"A crucial win for the Unborn" = that's what pro-lifers are calling the result of a long-running legal battle in Texas. State Attorney General Ken Paxton (pictured) has declared victory in his years-long fight against a Biden-era guidance that sought to limit hospitals’ sharing of information pertaining to abortions or “gender transitions” from investigators trying to enforce state laws.
In its final year, the Biden administration issued a rule change to the Standards for Privacy of Individually Identifiable Health Information under the Health Insurance Portability and Accountability Act of 1996 (HIPAA) and Health Information Technology for Economic and Clinical Health Act of 2009, to greatly limit the sharing of information pertaining to so-called “reproductive health care.” The move was made in response to a wave of pro-life laws enabled by the U.S. Supreme Court overturning Roe v. Wade, which former President Joe Biden had been intent on countering with a “whole-of-government” campaign to preserve so-called “reproductive access.”

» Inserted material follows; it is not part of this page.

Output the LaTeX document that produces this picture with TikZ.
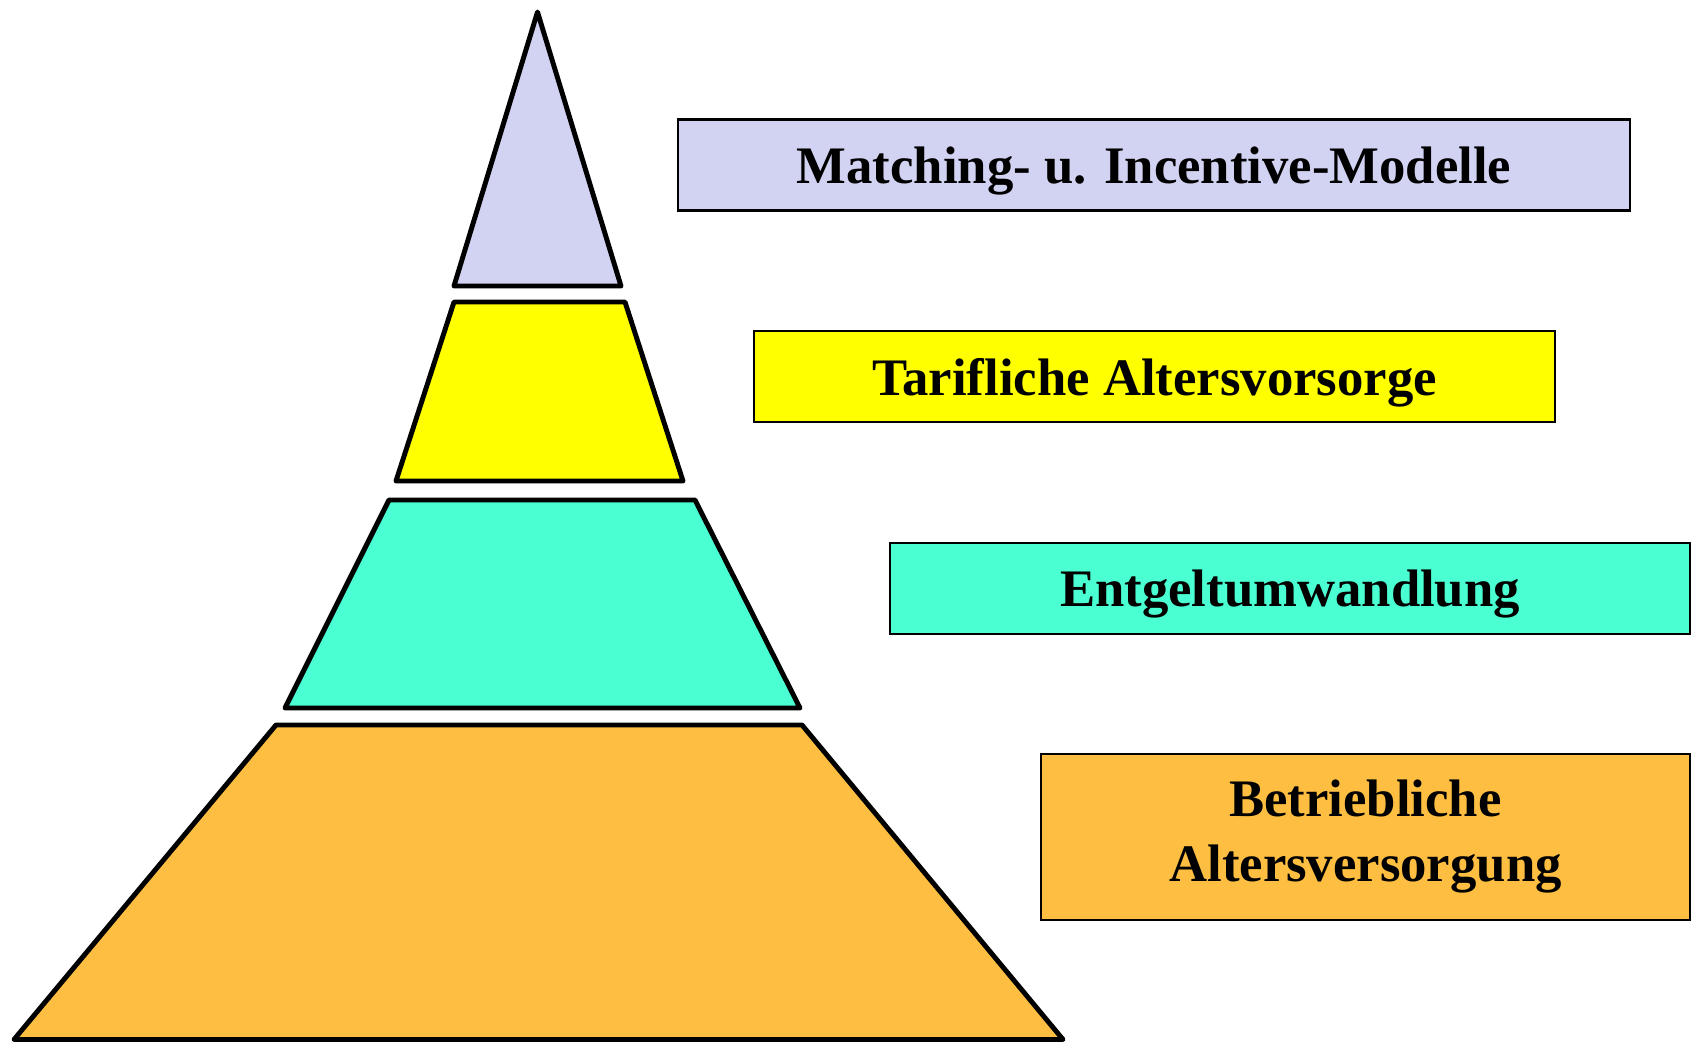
\documentclass[tikz,border=0pt]{standalone}
\usepackage{fontspec}
\setmainfont{Liberation Serif}
\usepackage{tikz}
\usetikzlibrary{positioning}

\definecolor{lavender}{RGB}{210,210,242}
\definecolor{brightyellow}{RGB}{255,255,0}
\definecolor{aquagreen}{RGB}{74,255,210}
\definecolor{goldorange}{RGB}{253,190,65}

\begin{document}
\begin{tikzpicture}[
  pyrlayer/.style={draw, line width=1.4pt, line join=round},
  tagbox/.style={draw, line width=0.6pt, minimum height=0.91cm, align=center, font=\fontsize{15}{18.5}\selectfont\bfseries},
  onebox/.style={tagbox, text depth=0pt}
]
  \useasboundingbox (0,0) rectangle (16.91,10.42);

  % Pyramid layers
  \draw[pyrlayer, fill=lavender] (5.375,10.30) -- (6.21,7.56) -- (4.54,7.56) -- cycle;
  \draw[pyrlayer, fill=brightyellow] (4.54,7.40) -- (6.25,7.40) -- (6.83,5.61) -- (3.96,5.61) -- cycle;
  \draw[pyrlayer, fill=aquagreen] (3.89,5.42) -- (6.95,5.42) -- (8.00,3.34) -- (2.85,3.34) -- cycle;
  \draw[pyrlayer, fill=goldorange] (2.76,3.17) -- (8.02,3.17) -- (10.63,0.025) -- (0.14,0.025) -- cycle;

  % Labels
  \node[onebox, fill=lavender, minimum width=9.52cm] (matching) at (11.54,8.77) {Matching- u. Incentive-Modelle};
  \node[onebox, fill=brightyellow, minimum width=8.01cm] (tarif) at (11.545,6.655) {Tarifliche Altersvorsorge};
  \node[onebox, fill=aquagreen, minimum width=8.00cm] (entgelt) at (12.90,4.535) {Entgeltumwandlung};
  \node[tagbox, fill=goldorange, minimum width=6.49cm, minimum height=1.66cm] (betrieb) at (13.655,2.05) {Betriebliche\\Altersversorgung};
\end{tikzpicture}
\end{document}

Paxton’s office sued, arguing the rule was meant to “obstruct States’ ability to enforce their own laws on abortion and other laws that HHS deems to fall under the rubric of ‘reproductive health care.’” He said it “actively undermines Congress’s clear statutory meaning when HIPAA was passed, and it reflects the Biden Administration’s disrespect for the law. The federal government is attempting to undermine Texas’s law enforcement capabilities, and I will not allow this to happen.”
Since then, the Biden administration has been replaced with the Trump administration, which takes a different view on abortion and gender, and, on December 9, Paxton announced that his office and the Trump Justice Department have filed a joint motion agreeing to close the case, with the Biden rule “permanently vacated.”
“The Corrupt Biden Administration failed in its radical attempt to obstruct our ability to protect women, children, and those who can’t yet speak for themselves,” Paxton said. “This dismissal confirms that federal agencies cannot take away the power of a state to uphold their laws. This is a crucial win for Texas, the unborn, and the rule of law.”